- Collected data
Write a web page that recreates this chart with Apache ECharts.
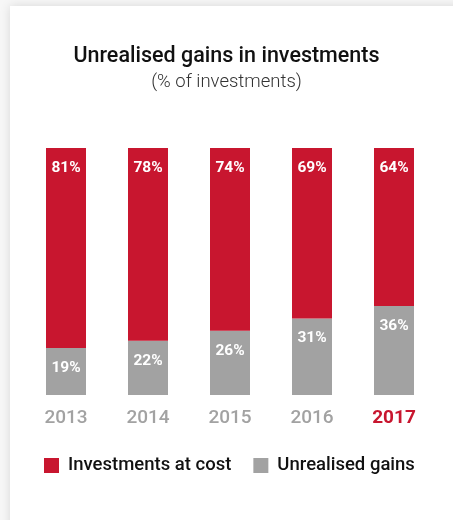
<!DOCTYPE html>
<html>
<head>
<meta charset="utf-8">
<script src="https://cdn.jsdelivr.net/npm/echarts@6/dist/echarts.min.js"></script>
<style>
  html, body { margin: 0; padding: 0; width: 453px; height: 520px; overflow: hidden; background: #f7f7f7; }
  #card { position: absolute; left: 10px; top: 6px; width: 460px; height: 530px; background: #fff; box-shadow: 0 0 10px rgba(0,0,0,0.13); }
  #chart { position: absolute; left: 0; top: 0; width: 453px; height: 520px; }
</style>
</head>
<body>
<div id="card"></div>
<div id="chart"></div>
<script>
const years = ['2013', '2014', '2015', '2016', '2017'];
const atCost = [81, 78, 74, 69, 64];
const unrealised = [19, 22, 26, 31, 36];
const highlightYear = '2017';

const RED = '#c8162f';
const GREY = '#a2a2a2';
const FONT = 'Roboto';

const chart = echarts.init(document.getElementById('chart'));

const segLabel = {
  show: true,
  position: 'insideTop',
  distance: 12,
  color: '#fff',
  fontFamily: FONT,
  fontSize: 15.5,
  fontWeight: 'bold',
  formatter: p => p.value + '%'
};

chart.setOption({
  title: {
    text: 'Unrealised gains in investments',
    subtext: '(% of investments)',
    left: 'center',
    top: 41,
    itemGap: 5,
    textStyle: { fontFamily: FONT, fontSize: 21.5, fontWeight: 500, color: '#111' },
    subtextStyle: { fontFamily: FONT, fontSize: 18.5, fontWeight: 300, color: '#333' }
  },
  legend: {
    top: 451,
    left: 39,
    itemWidth: 15,
    itemHeight: 15,
    itemGap: 22,
    icon: 'rect',
    textStyle: { fontFamily: FONT, fontSize: 18.5, fontWeight: 500, color: '#111', padding: [0, 0, 0, 4] },
    data: ['Investments at cost', 'Unrealised gains']
  },
  grid: { left: 25, right: 18, top: 148, bottom: 125 },
  xAxis: {
    type: 'category',
    data: years,
    axisLine: { show: false },
    axisTick: { show: false },
    axisLabel: {
      interval: 0,
      margin: 14,
      fontFamily: FONT,
      fontSize: 19,
      fontWeight: 500,
      color: GREY,
      formatter: v => v === highlightYear ? '{hi|' + v + '}' : v,
      rich: { hi: { fontFamily: FONT, fontSize: 19, fontWeight: 'bold', color: RED } }
    }
  },
  yAxis: { type: 'value', min: 0, max: 100, show: false },
  series: [
    {
      name: 'Unrealised gains',
      type: 'bar',
      stack: 'total',
      barWidth: 40,
      data: unrealised,
      itemStyle: { color: GREY },
      label: segLabel
    },
    {
      name: 'Investments at cost',
      type: 'bar',
      stack: 'total',
      barWidth: 40,
      data: atCost,
      itemStyle: { color: RED },
      label: segLabel
    }
  ]
});
</script>
</body>
</html>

- Exercise directions
Exclude every picture and copy the remaining data exactly.

- Solution
Write a web page that recreates this chart with Apache ECharts.
<!DOCTYPE html>
<html>
<head>
<meta charset="utf-8">
<script src="https://cdn.jsdelivr.net/npm/echarts@6/dist/echarts.min.js"></script>
<style>
  html, body { margin: 0; padding: 0; width: 453px; height: 520px; overflow: hidden; background: #f7f7f7; }
  #card { position: absolute; left: 10px; top: 6px; width: 460px; height: 530px; background: #fff; box-shadow: 0 0 10px rgba(0,0,0,0.13); }
  #chart { position: absolute; left: 0; top: 0; width: 453px; height: 520px; }
</style>
</head>
<body>
<div id="card"></div>
<div id="chart"></div>
<script>
const years = ['2013', '2014', '2015', '2016', '2017'];
const atCost = [81, 78, 74, 69, 64];
const unrealised = [19, 22, 26, 31, 36];
const highlightYear = '2017';

const RED = '#c8162f';
const GREY = '#a2a2a2';
const FONT = 'Roboto';

const chart = echarts.init(document.getElementById('chart'));

const segLabel = {
  show: true,
  position: 'insideTop',
  distance: 12,
  color: '#fff',
  fontFamily: FONT,
  fontSize: 15.5,
  fontWeight: 'bold',
  formatter: p => p.value + '%'
};

chart.setOption({
  title: {
    text: 'Unrealised gains in investments',
    subtext: '(% of investments)',
    left: 'center',
    top: 41,
    itemGap: 5,
    textStyle: { fontFamily: FONT, fontSize: 21.5, fontWeight: 500, color: '#111' },
    subtextStyle: { fontFamily: FONT, fontSize: 18.5, fontWeight: 300, color: '#333' }
  },
  legend: {
    top: 451,
    left: 39,
    itemWidth: 15,
    itemHeight: 15,
    itemGap: 22,
    icon: 'rect',
    textStyle: { fontFamily: FONT, fontSize: 18.5, fontWeight: 500, color: '#111', padding: [0, 0, 0, 4] },
    data: ['Investments at cost', 'Unrealised gains']
  },
  grid: { left: 25, right: 18, top: 148, bottom: 125 },
  xAxis: {
    type: 'category',
    data: years,
    axisLine: { show: false },
    axisTick: { show: false },
    axisLabel: {
      interval: 0,
      margin: 14,
      fontFamily: FONT,
      fontSize: 19,
      fontWeight: 500,
      color: GREY,
      formatter: v => v === highlightYear ? '{hi|' + v + '}' : v,
      rich: { hi: { fontFamily: FONT, fontSize: 19, fontWeight: 'bold', color: RED } }
    }
  },
  yAxis: { type: 'value', min: 0, max: 100, show: false },
  series: [
    {
      name: 'Unrealised gains',
      type: 'bar',
      stack: 'total',
      barWidth: 40,
      data: unrealised,
      itemStyle: { color: GREY },
      label: segLabel
    },
    {
      name: 'Investments at cost',
      type: 'bar',
      stack: 'total',
      barWidth: 40,
      data: atCost,
      itemStyle: { color: RED },
      label: segLabel
    }
  ]
});
</script>
</body>
</html>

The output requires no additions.